Comments:Add a Comment 
dedex
Staff Reviewer
July 28th 2023


12785 Comments

Album Rating: 4.2 | Sound Off

woo!!



interview where he himself qualified his music as vaporwave for boomers: https://uproxx.com/indie/george-clanton-interview-indie-mixtape-20/



merci to Komp for helping me streamlining this!!

Jasdevi087
July 28th 2023


8124 Comments

Album Rating: 5.0

who up georgin they clanton

dedex
Staff Reviewer
July 28th 2023


12785 Comments

Album Rating: 4.2 | Sound Off

ive been georgin my clanton yea

Jasdevi087
July 28th 2023


8124 Comments

Album Rating: 5.0

justifyin they life?

dedex
Staff Reviewer
July 28th 2023


12785 Comments

Album Rating: 4.2 | Sound Off

definitely not fuckin up my life

Jasdevi087
July 28th 2023


8124 Comments

Album Rating: 5.0

definitely lives up to the promise of being the loudest george clanton album ever made

dedex
Staff Reviewer
July 28th 2023


12785 Comments

Album Rating: 4.2 | Sound Off

hell yeah especially when that first track waits a bit before THE BIG BANG

Jasdevi087
July 28th 2023


8124 Comments

Album Rating: 5.0

i really do feel like the last bit of FUML is gagging for either a drum break or some more bass

WRYN
July 28th 2023


254 Comments


Horrible production.

Jasdevi087
July 28th 2023


8124 Comments

Album Rating: 5.0

can't be, it's the loudest george clanton album ever made

WRYN
July 28th 2023


254 Comments


Actually the YouTube version has been put through Brickwallcore, while the regular release is somewhat listenable.

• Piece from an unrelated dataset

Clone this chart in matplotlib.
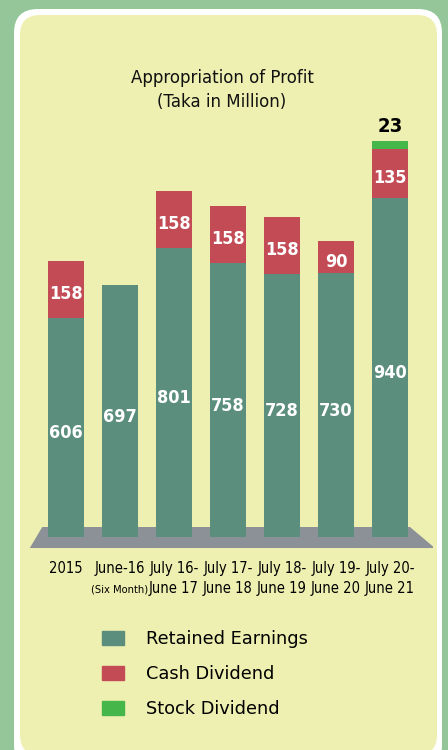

Not really a compliment to his audience.

Jasdevi087
July 28th 2023


8124 Comments

Album Rating: 5.0

sorry brother i can't hear you over how loud this album is

WRYN
July 28th 2023


254 Comments


Yeah, who cares about the music anyway. Good marketing.

dedex
Staff Reviewer
July 28th 2023


12785 Comments

Album Rating: 4.2 | Sound Off

songs gud

AsleepInTheBack
Staff Reviewer
July 28th 2023


10104 Comments

Album Rating: 3.5

What a slapper of a write up soly hhit!



One thing: "hey guyz let's slow down 80s hits approach sure … missing a quotation mark to close it. Otherwise HUGS I will be jamming this.

dedex
Staff Reviewer
July 28th 2023


12785 Comments

Album Rating: 4.2 | Sound Off

HUGS to you Ben thank you hope you vibe

gschwen
July 28th 2023


989 Comments


This album is excellent

dedex
Staff Reviewer
July 28th 2023


12785 Comments

Album Rating: 4.2 | Sound Off

yeeha it is

Prancer
July 28th 2023


1602 Comments

Album Rating: 4.5

damn what an album, I think it's his best. excellent review and super relatable as we're similar in age. the last paragraph hit hard. growing up a millennial has been kinda strange looking back. we were the first generation to be raised with the inception of the internet and other technological advances which would change how the world works forever. the 90s and 00s was such a creative time for things like movies and video games that made them have a magical factor about them. now everything's just reboots, remakes, microtransactions, and battle passes. it all feels so plastic and hollow, not to mention all those other things you mentioned that makes you look back and ask "what is the end goal?"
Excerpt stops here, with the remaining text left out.